The data below should be printed in full, exactly, and without any of its images.

### INFORMATION SHOWN
========

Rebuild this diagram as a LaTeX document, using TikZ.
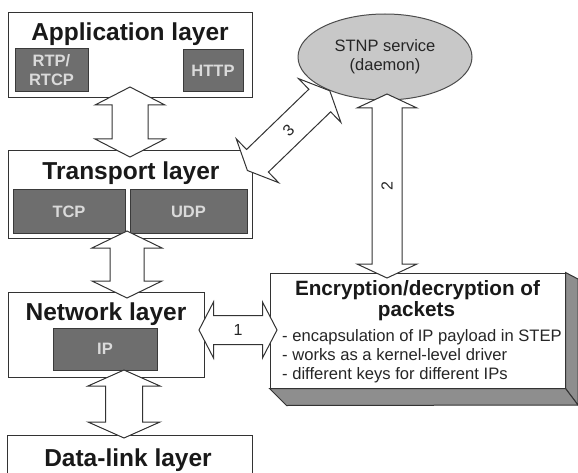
\documentclass[tikz,border=0pt]{standalone}
\usepackage{fontspec}
\setmainfont{Liberation Sans}
\usetikzlibrary{calc,shapes.geometric}
\definecolor{boxline}{HTML}{333333}
\definecolor{darkfill}{HTML}{6E6E6E}
\definecolor{darkline}{HTML}{3A3A3A}
\definecolor{lighttext}{HTML}{DADADA}
\definecolor{ellfill}{HTML}{C8C8C8}
\definecolor{shadefill}{HTML}{8E8E8E}
\newcommand\dblarrow[5]{%
  \draw[blockarrow] (#1)
   -- ($(#1)!#5!(#2)!#4!90:(#2)$)
   -- ($(#1)!#5!(#2)!#3!90:(#2)$)
   -- ($(#2)!#5!(#1)!#3!-90:(#1)$)
   -- ($(#2)!#5!(#1)!#4!-90:(#1)$)
   -- (#2)
   -- ($(#2)!#5!(#1)!#4!90:(#1)$)
   -- ($(#2)!#5!(#1)!#3!90:(#1)$)
   -- ($(#1)!#5!(#2)!#3!-90:(#2)$)
   -- ($(#1)!#5!(#2)!#4!-90:(#2)$)
   -- cycle;}
\begin{document}
\begin{tikzpicture}[x=1pt,y=-1pt,
  layerbox/.style={draw=boxline, line width=1pt, fill=white, inner sep=0pt},
  protobox/.style={draw=darkline, line width=1pt, fill=darkfill, inner sep=0pt,
    text=lighttext, font=\fontsize{16.5}{19}\selectfont\bfseries, align=center},
  title/.style={font=\fontsize{24.5}{28}\selectfont\bfseries, text=black!90, inner sep=0pt, anchor=base},
  enctitle/.style={font=\fontsize{20.7}{24}\selectfont\bfseries, text=black!90, inner sep=0pt, anchor=base},
  bullet/.style={font=\fontsize{16.6}{19}\selectfont, text=black!85, inner sep=0pt, anchor=base west},
  blockarrow/.style={draw=boxline, line width=1pt, fill=white, line join=miter},
  lbl/.style={font=\fontsize{16}{19}\selectfont, text=black!85, inner sep=0pt}]
\useasboundingbox (0,0) rectangle (578,473);

% layer boxes
\node[layerbox, minimum width=244pt, minimum height=85pt] (app) at (130,55.5) {};
\node[title] (apptitle) at (130,41) {Application layer};
\node[protobox, minimum width=73pt, minimum height=43pt] (rtp) at (51.5,70.5) {RTP/\\RTCP};
\node[protobox, minimum width=60pt, minimum height=42pt] (http) at (213,71) {HTTP};

\node[layerbox, minimum width=244pt, minimum height=87pt] (trans) at (130,194.5) {};
\node[title] (transtitle) at (131,180) {Transport layer};
\node[protobox, minimum width=112pt, minimum height=43pt] (tcp) at (69,211.5) {TCP};
\node[protobox, minimum width=117pt, minimum height=43pt] (udp) at (188.5,211.5) {UDP};

\node[layerbox, minimum width=196pt, minimum height=85pt] (net) at (106,334.5) {};
\node[title] (nettitle) at (106,320) {Network layer};
\node[protobox, minimum width=104pt, minimum height=42pt] (ip) at (105,349) {IP};

\node[layerbox, minimum width=245pt, minimum height=60pt] (dl) at (129.5,465) {};
\node[title] (dltitle) at (128,466.5) {Data-link layer};

% encryption box with 3D faces
\node[layerbox, minimum width=295pt, minimum height=115pt] (enc) at (417.5,330.5) {};
\filldraw[fill=shadefill, draw=boxline, line width=1pt]
  (enc.north east) -- (578,279) -- (578,405) -- (enc.south east) -- cycle;
\filldraw[fill=shadefill, draw=boxline, line width=1pt]
  (enc.south west) -- ($(enc.south west)+(17,17)$) -- (578,405) -- (enc.south east) -- cycle;
\node[enctitle] (enct1) at (417.5,295) {Encryption/decryption of};
\node[enctitle] (enct2) at (416.5,316) {packets};
\node[bullet] (b1) at (282,341) {- encapsulation of IP payload in STEP};
\node[bullet] (b2) at (282,360) {- works as a kernel-level driver};
\node[bullet] (b3) at (282,379) {- different keys for different IPs};

% daemon ellipse
\node[ellipse, draw=black!70, line width=1pt, fill=ellfill, minimum width=174pt,
  minimum height=86pt, inner sep=0pt, align=center,
  font=\fontsize{16.5}{19}\selectfont, text=black!85] (stnp) at (385,57)
  {STNP service\\(daemon)};

% arrow end points
\coordinate (aA1) at (130,87);
\coordinate (aA2) at (130,157);
\coordinate (aB1) at (127,231);
\coordinate (aB2) at (127,298);
\coordinate (aC1) at (124,370);
\coordinate (aC2) at (124,438);
\coordinate (a11) at (199,330);
\coordinate (a12) at (277,330);
\coordinate (a21) at (387,94);
\coordinate (a22) at (387,278);
\coordinate (a31) at (247.4,170.5);
\coordinate (a32) at (329.8,90.8);

\dblarrow{aA1}{aA2}{18pt}{35pt}{18pt}
\dblarrow{aB1}{aB2}{17pt}{35pt}{17pt}
\dblarrow{aC1}{aC2}{18.5pt}{36pt}{16pt}
\dblarrow{a11}{a12}{14.5pt}{28pt}{14.5pt}
\dblarrow{a21}{a22}{15pt}{30pt}{14pt}
\dblarrow{a31}{a32}{15.7pt}{30.5pt}{14pt}

\node[lbl] (l1) at ($(a11)!0.5!(a12)$) {1};
\node[lbl, rotate=90] (l2) at ($(a21)!0.5!(a22)$) {2};
\node[lbl, rotate=44] (l3) at ($(a31)!0.5!(a32)$) {3};
\end{tikzpicture}
\end{document}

========

### FULL RESPONSE
Rebuild this diagram as a LaTeX document, using TikZ.
\documentclass[tikz,border=0pt]{standalone}
\usepackage{fontspec}
\setmainfont{Liberation Sans}
\usetikzlibrary{calc,shapes.geometric}
\definecolor{boxline}{HTML}{333333}
\definecolor{darkfill}{HTML}{6E6E6E}
\definecolor{darkline}{HTML}{3A3A3A}
\definecolor{lighttext}{HTML}{DADADA}
\definecolor{ellfill}{HTML}{C8C8C8}
\definecolor{shadefill}{HTML}{8E8E8E}
\newcommand\dblarrow[5]{%
  \draw[blockarrow] (#1)
   -- ($(#1)!#5!(#2)!#4!90:(#2)$)
   -- ($(#1)!#5!(#2)!#3!90:(#2)$)
   -- ($(#2)!#5!(#1)!#3!-90:(#1)$)
   -- ($(#2)!#5!(#1)!#4!-90:(#1)$)
   -- (#2)
   -- ($(#2)!#5!(#1)!#4!90:(#1)$)
   -- ($(#2)!#5!(#1)!#3!90:(#1)$)
   -- ($(#1)!#5!(#2)!#3!-90:(#2)$)
   -- ($(#1)!#5!(#2)!#4!-90:(#2)$)
   -- cycle;}
\begin{document}
\begin{tikzpicture}[x=1pt,y=-1pt,
  layerbox/.style={draw=boxline, line width=1pt, fill=white, inner sep=0pt},
  protobox/.style={draw=darkline, line width=1pt, fill=darkfill, inner sep=0pt,
    text=lighttext, font=\fontsize{16.5}{19}\selectfont\bfseries, align=center},
  title/.style={font=\fontsize{24.5}{28}\selectfont\bfseries, text=black!90, inner sep=0pt, anchor=base},
  enctitle/.style={font=\fontsize{20.7}{24}\selectfont\bfseries, text=black!90, inner sep=0pt, anchor=base},
  bullet/.style={font=\fontsize{16.6}{19}\selectfont, text=black!85, inner sep=0pt, anchor=base west},
  blockarrow/.style={draw=boxline, line width=1pt, fill=white, line join=miter},
  lbl/.style={font=\fontsize{16}{19}\selectfont, text=black!85, inner sep=0pt}]
\useasboundingbox (0,0) rectangle (578,473);

% layer boxes
\node[layerbox, minimum width=244pt, minimum height=85pt] (app) at (130,55.5) {};
\node[title] (apptitle) at (130,41) {Application layer};
\node[protobox, minimum width=73pt, minimum height=43pt] (rtp) at (51.5,70.5) {RTP/\\RTCP};
\node[protobox, minimum width=60pt, minimum height=42pt] (http) at (213,71) {HTTP};

\node[layerbox, minimum width=244pt, minimum height=87pt] (trans) at (130,194.5) {};
\node[title] (transtitle) at (131,180) {Transport layer};
\node[protobox, minimum width=112pt, minimum height=43pt] (tcp) at (69,211.5) {TCP};
\node[protobox, minimum width=117pt, minimum height=43pt] (udp) at (188.5,211.5) {UDP};

\node[layerbox, minimum width=196pt, minimum height=85pt] (net) at (106,334.5) {};
\node[title] (nettitle) at (106,320) {Network layer};
\node[protobox, minimum width=104pt, minimum height=42pt] (ip) at (105,349) {IP};

\node[layerbox, minimum width=245pt, minimum height=60pt] (dl) at (129.5,465) {};
\node[title] (dltitle) at (128,466.5) {Data-link layer};

% encryption box with 3D faces
\node[layerbox, minimum width=295pt, minimum height=115pt] (enc) at (417.5,330.5) {};
\filldraw[fill=shadefill, draw=boxline, line width=1pt]
  (enc.north east) -- (578,279) -- (578,405) -- (enc.south east) -- cycle;
\filldraw[fill=shadefill, draw=boxline, line width=1pt]
  (enc.south west) -- ($(enc.south west)+(17,17)$) -- (578,405) -- (enc.south east) -- cycle;
\node[enctitle] (enct1) at (417.5,295) {Encryption/decryption of};
\node[enctitle] (enct2) at (416.5,316) {packets};
\node[bullet] (b1) at (282,341) {- encapsulation of IP payload in STEP};
\node[bullet] (b2) at (282,360) {- works as a kernel-level driver};
\node[bullet] (b3) at (282,379) {- different keys for different IPs};

% daemon ellipse
\node[ellipse, draw=black!70, line width=1pt, fill=ellfill, minimum width=174pt,
  minimum height=86pt, inner sep=0pt, align=center,
  font=\fontsize{16.5}{19}\selectfont, text=black!85] (stnp) at (385,57)
  {STNP service\\(daemon)};

% arrow end points
\coordinate (aA1) at (130,87);
\coordinate (aA2) at (130,157);
\coordinate (aB1) at (127,231);
\coordinate (aB2) at (127,298);
\coordinate (aC1) at (124,370);
\coordinate (aC2) at (124,438);
\coordinate (a11) at (199,330);
\coordinate (a12) at (277,330);
\coordinate (a21) at (387,94);
\coordinate (a22) at (387,278);
\coordinate (a31) at (247.4,170.5);
\coordinate (a32) at (329.8,90.8);

\dblarrow{aA1}{aA2}{18pt}{35pt}{18pt}
\dblarrow{aB1}{aB2}{17pt}{35pt}{17pt}
\dblarrow{aC1}{aC2}{18.5pt}{36pt}{16pt}
\dblarrow{a11}{a12}{14.5pt}{28pt}{14.5pt}
\dblarrow{a21}{a22}{15pt}{30pt}{14pt}
\dblarrow{a31}{a32}{15.7pt}{30.5pt}{14pt}

\node[lbl] (l1) at ($(a11)!0.5!(a12)$) {1};
\node[lbl, rotate=90] (l2) at ($(a21)!0.5!(a22)$) {2};
\node[lbl, rotate=44] (l3) at ($(a31)!0.5!(a32)$) {3};
\end{tikzpicture}
\end{document}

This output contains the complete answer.